I already told on this very thread what happened to ALL prices being frozen in Brazil.

The real evidence of a full market like Brazil clearly showed what happened on government doing price control full scale instead of sanitizing it's own cost structure and debt heavy strategy.

And basically your solution to a market that is imperfect basically because of government control is increase government control? Makes zero sense and you know it. You may have 20 PhDs if you want, but infering that increasing something ineficient will make it efficient is bizarre to say the least.

Like I said, price controls may be good or bad for the economy and it is a case by case situation, varying between the type of markets and economies. Brazil and US are VERY DIFFERENT end of the spectrum, and a policy that works perfectly in one may not work at all in the other. I believe you are coming from a Brazil point of view, about which I do not have sufficient information and a subsequent analysis, so I will reserve judgment on that. But you should realize that you simply cannot generalize your conclusions from one country, even one time frame, even a market to all.

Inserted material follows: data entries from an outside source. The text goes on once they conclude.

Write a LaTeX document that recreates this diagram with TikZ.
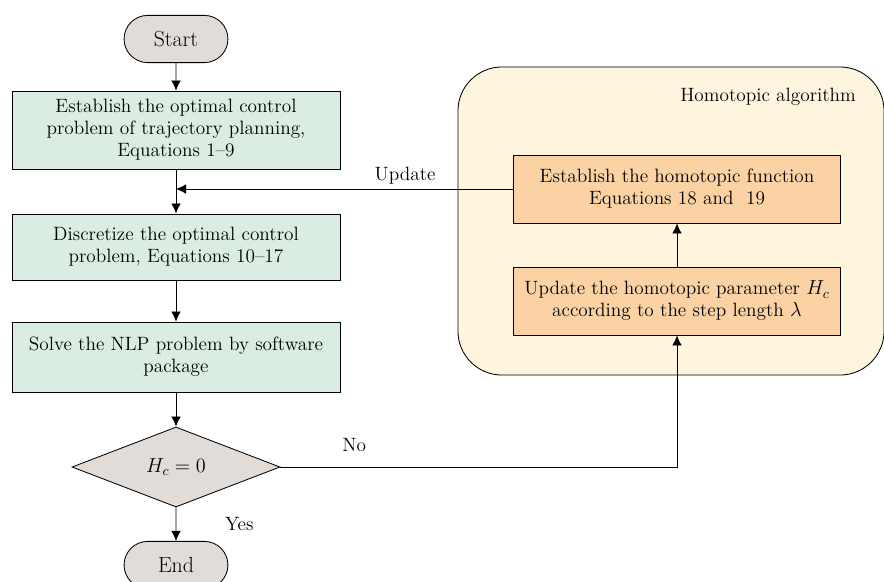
\documentclass[tikz,border=0pt]{standalone}
\usepackage{amsmath}
\usepackage{xcolor}
\usetikzlibrary{shapes, arrows, arrows.meta, positioning, calc}

\definecolor{termgray}{HTML}{E2DCD9}
\definecolor{stepgreen}{HTML}{DBEDE2}
\definecolor{homorange}{HTML}{FAD2A3}
\definecolor{panelcream}{HTML}{FEF5DE}

\tikzset{
    terminal/.style={draw, rounded rectangle, fill=termgray, minimum width=2.83cm, minimum height=1.18cm, font=\fontsize{15.5}{18}\selectfont},
    stepbox/.style={draw, rectangle, fill=stepgreen, minimum width=8.2cm, align=center},
    homobox/.style={draw, rectangle, fill=homorange, minimum width=8.18cm, minimum height=1.7cm, align=center},
    decision/.style={draw, diamond, fill=termgray, minimum width=5.2cm, minimum height=2cm, inner sep=0pt}
}

\begin{document}
\begin{tikzpicture}[x=0.025cm, y=-0.025cm, >={Latex[length=0.25cm, width=0.24cm]}, semithick, font=\fontsize{13.7}{15.6}\selectfont]
    \useasboundingbox (0,0) rectangle (884,581);

    % Homotopic algorithm panel
    \node [draw, rectangle, rounded corners=1.1cm, fill=panelcream, minimum width=10.65cm, minimum height=7.7cm] (panel) at (671,221) {};
    \node [anchor=east] (paneltitle) at (861,97) {Homotopic algorithm};

    % Main flow
    \node [terminal] (start) at (176,39) {Start};
    \node [stepbox, minimum height=1.95cm] (ocp) at (176,130) {Establish the optimal control\\problem of trajectory planning,\\Equations 1--9};
    \node [stepbox, minimum height=1.65cm] (discrete) at (176,247) {Discretize the optimal control\\problem, Equations 10--17};
    \node [stepbox, minimum height=1.75cm] (nlp) at (176,357) {Solve the NLP problem by software\\package};
    \node [decision] (check) at (176,467) {$H_c = 0$};
    \node [terminal] (finish) at (176,565) {End};

    % Homotopic steps
    \node [homobox] (homfun) at (677,189) {Establish the homotopic function\\Equations 18 and~~19};
    \node [homobox] (homparam) at (677,301) {Update the homotopic parameter $H_c$\\according to the step length $\lambda$};

    % Connections
    \draw[->] (start) -- (ocp);
    \draw[->] (ocp) -- (discrete);
    \draw[->] (homfun.west) -- (homfun.west -| ocp.south) node[pos=0.32, above] {Update};
    \draw[->] (discrete) -- (nlp);
    \draw[->] (nlp) -- (check);
    \draw[->] (check) -- (finish) node[midway, right, xshift=1.1cm] {Yes};
    \draw[->] (check.east) -| (homparam.south) node[pos=0.093, above, yshift=0.25cm] {No};
    \draw[->] (homparam) -- (homfun);
\end{tikzpicture}
\end{document}
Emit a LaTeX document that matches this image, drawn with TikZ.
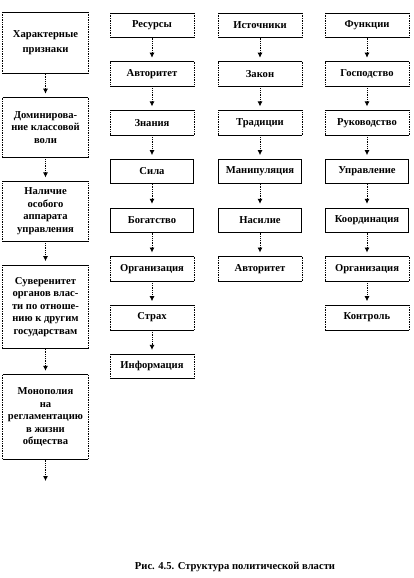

Like I said, if the market is highly IMPERFECT (oligopoly, monopolistic competition, imperfect competition etc.), then the prices, by definition, are already higher than the equilibrium level, with an aritifcially restricted market output. In this case, establishing or raising the minimum wage to the virtual market equilibrium levels would, at the same time,

a) decrease the marginal cost of labor (as it is simply zero at the frozen minimum wage up to the equilibrium point)
b) thus increase the employment and market output (reaching to the market equilibrium)

However, if you go beyond that equilibrium point and raise the minimum wage too much, then the both the employment, and market output along efficiency will fall again. The problem with developing countries like Brazil is (among others),

a) There are too many market imperfections that need to be tackled before price controls (which also make it real difficult to have a real direct and clear results from the policy decisions),
b) The populist policies usually push the wage controls too high (for the economic efficiency, not necessarily sufficient for a decent living).

The very same thing can be said for pretty much all other markets with certain caveats.

I'll agree with you, even more because you seem to understand that the government control contributes more to the problem than to the solution of most problems related to economy (mainly due to the excessive power in the hand of few helping to create or nurish the examples you gave of imperfect market).